When you speak your native language (NL), you don’t need to think about grammar. You navigate your NL through intuition. You can feel what is right and what is wrong. This ability to navigate language intuitively is called “competence”.

Throughout Stage 2, you focused on building comprehension because comprehension is the primary method for building competence. High-level competence allows you to look at a piece of language and intuitively know whether it’s correct.

Performance, on the other hand, is your ability to use your competence in a conversation. It’s the ability to convert your thoughts into your target language (TL), pronounce the words correctly, and maintain a natural rhythm and cadence of speech.

Competence First

At Refold, we prioritize building high-level competence first before practicing performance. Building a foundation of competence teaches you how the language is supposed to sound so you can reproduce it correctly.

After building this foundation, your first attempt at output will already be vastly better than most traditional learners. Most of your competence will transfer to performance automatically, without any extra effort. You will still make mistakes, but with high-level competence you will be able to improve much faster than a traditional learner because you will be able to feel your mistakes and self-correct.

If you don't build competence first and start outputting on day one, as most methods recommend, then you need to rely on a native speaker to correct every single one of your mistakes. Languages are too large and complex to become fluent through external correction alone. If you want to attain high-level fluency, you need to build an intuition for the language so you can identify your own mistakes and fix them.

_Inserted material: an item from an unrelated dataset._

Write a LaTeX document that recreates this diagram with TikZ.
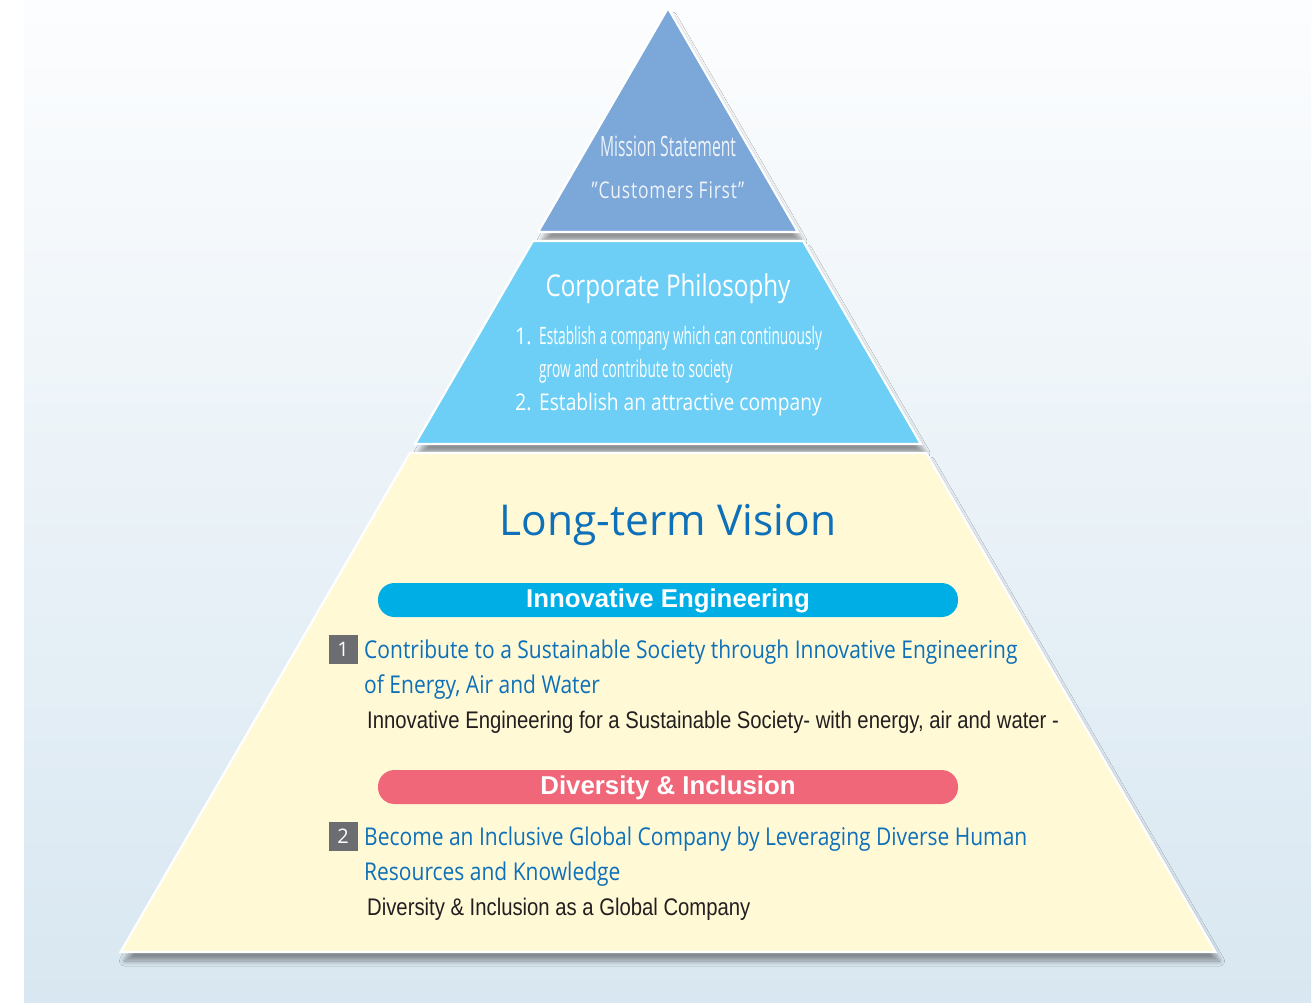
\documentclass[tikz,border=0pt]{standalone}
\usepackage{fontspec}
\usetikzlibrary{shadows.blur}
\setmainfont{Open Sans}
\newfontfamily\xcond[FakeStretch=0.57]{Open Sans}
\newfontfamily\cond[FakeStretch=0.857]{Open Sans}
\newfontfamily\hcond[FakeStretch=0.845]{Liberation Sans}
\newfontfamily\pillf[FakeStretch=1.0]{Liberation Sans Bold}
\definecolor{bgtop}{RGB}{252,253,254}
\definecolor{bgbot}{RGB}{216,231,241}
\definecolor{topband}{RGB}{124,167,217}
\definecolor{midband}{RGB}{110,207,246}
\definecolor{lowband}{RGB}{255,249,214}
\definecolor{vblue}{RGB}{14,112,184}
\definecolor{pillblue}{RGB}{0,174,230}
\definecolor{pillred}{RGB}{240,103,122}
\definecolor{numgrey}{RGB}{108,109,112}
\definecolor{bodytxt}{RGB}{35,31,32}
\definecolor{softwhite}{RGB}{238,243,250}
\tikzset{
  band/.style={draw=white, line width=2.2pt, line join=miter,
    blur shadow={shadow xshift=4pt, shadow yshift=-9pt, shadow blur radius=5pt,
      shadow blur steps=10, shadow opacity=40}},
  pill/.style={rounded corners=16.5pt, minimum width=580pt, minimum height=34pt,
    inner sep=0pt, text=white, text height=18pt, text depth=3pt,
    font=\pillf\fontsize{25.8}{30}\selectfont},
  numbox/.style={fill=numgrey, minimum width=29pt, minimum height=29pt, inner sep=0pt,
    text=white, font=\fontsize{20}{24}\selectfont},
  bluetxt/.style={anchor=base west, inner sep=0pt, text=vblue, font=\cond\fontsize{24.5}{30}\selectfont},
  blacktxt/.style={anchor=base west, inner sep=0pt, text=bodytxt, font=\hcond\fontsize{24}{30}\selectfont},
  wtxt/.style={inner sep=0pt, text=white}
}
\begin{document}
\begin{tikzpicture}[x=1pt,y=-1pt]
\useasboundingbox (0,0) rectangle (1316,1003);
\fill[white] (0,0) rectangle (1316,1003);
\shade[top color=bgtop, bottom color=bgbot] (24,0) rectangle (1311,1003);
% bands
\path[band, fill=topband] (668,8) -- (797.9,232) -- (538.1,232) -- cycle;
\path[band, fill=midband] (532.9,241) -- (803.1,241) -- (920.9,444) -- (415.1,444) -- cycle;
\path[band, fill=lowband] (409.9,453) -- (926.1,453) -- (1215.5,952) -- (120.5,952) -- cycle;
% mission
\node[wtxt, text=softwhite, anchor=base, font=\fontsize{28}{30}\selectfont\addfontfeature{FakeStretch=0.56}] (mission) at (668,157) {Mission Statement};
\node[wtxt, text=softwhite, anchor=base, font=\fontsize{23}{30}\selectfont] (cust) at (668,198) {\addfontfeature{LetterSpace=3.5,FakeStretch=0.76}”Customers First”};
% philosophy
\node[wtxt, anchor=base, font=\fontsize{30}{34}\selectfont\addfontfeature{FakeStretch=0.807}] (phil) at (668,296) {Corporate Philosophy};
\node[wtxt, anchor=base west, font=\cond\fontsize{23}{30}\selectfont] (p1) at (515,344) {1.};
\node[wtxt, anchor=base west, font=\xcond\fontsize{24}{30}\selectfont] (p1a) at (539,344) {Establish a company which can continuously};
\node[wtxt, anchor=base west, font=\xcond\fontsize{24}{30}\selectfont] (p1b) at (539,377) {grow and contribute to society};
\node[wtxt, anchor=base west, font=\cond\fontsize{23}{30}\selectfont] (p2) at (515,410) {2.};
\node[wtxt, anchor=base west, font=\fontsize{23}{30}\selectfont\addfontfeature{FakeStretch=0.833}] (p2a) at (539,410) {Establish an attractive company};
% vision
\node[inner sep=0pt, anchor=base, text=vblue, font=\fontsize{42.5}{48}\selectfont\addfontfeature{FakeStretch=1.0}] (vision) at (668,535) {Long-term Vision};
\node[pill, fill=pillblue] (ie) at (668,600) {Innovative Engineering};
\node[numbox] (n1) at (343,649.5) {1};
\node[bluetxt] (t1a) at (364,658) {Contribute to a Sustainable Society through Innovative Engineering};
\node[bluetxt] (t1b) at (364,693) {of Energy, Air and Water};
\node[blacktxt] (t1c) at (367,728) {Innovative Engineering for a Sustainable Society- with energy, air and water -};
\node[pill, fill=pillred] (di) at (668,787) {Diversity \& Inclusion};
\node[numbox] (n2) at (343,836.5) {2};
\node[bluetxt] (t2a) at (364,845) {Become an Inclusive Global Company by Leveraging Diverse Human};
\node[bluetxt] (t2b) at (364,880) {Resources and Knowledge};
\node[blacktxt] (t2c) at (367,915) {Diversity \& Inclusion as a Global Company};
\end{tikzpicture}
\end{document}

By the time you reach Stage 3C, you should have level 6 comprehension in the domain of real-life conversation, which will enable you to notice and self-correct the vast majority of your mistakes.

Measuring Competence

To measure your competence:

  1. Record your own output (either speaking or writing).
  2. Review the recording/writing and note all of the mistakes you can notice.
  3. Then, ask a native speaker to make corrections.

Every mistake you were able to notice is a performance error. You’ve already developed enough competence to identify these mistakes intuitively.

Every mistake that you didn’t notice or didn’t know how to fix is a competence gap.

Fixing Errors

Performance errors are easier to correct than competence gaps. If you have enough competence to notice something, then it's just a matter of practicing until you can do it correctly.

Competence gaps are more difficult to correct. These are gaps in your intuition, which means you won't notice them without the help of a native speaker. After becoming aware of a competence gap, you need to fill it by noticing the correct usage in your immersion.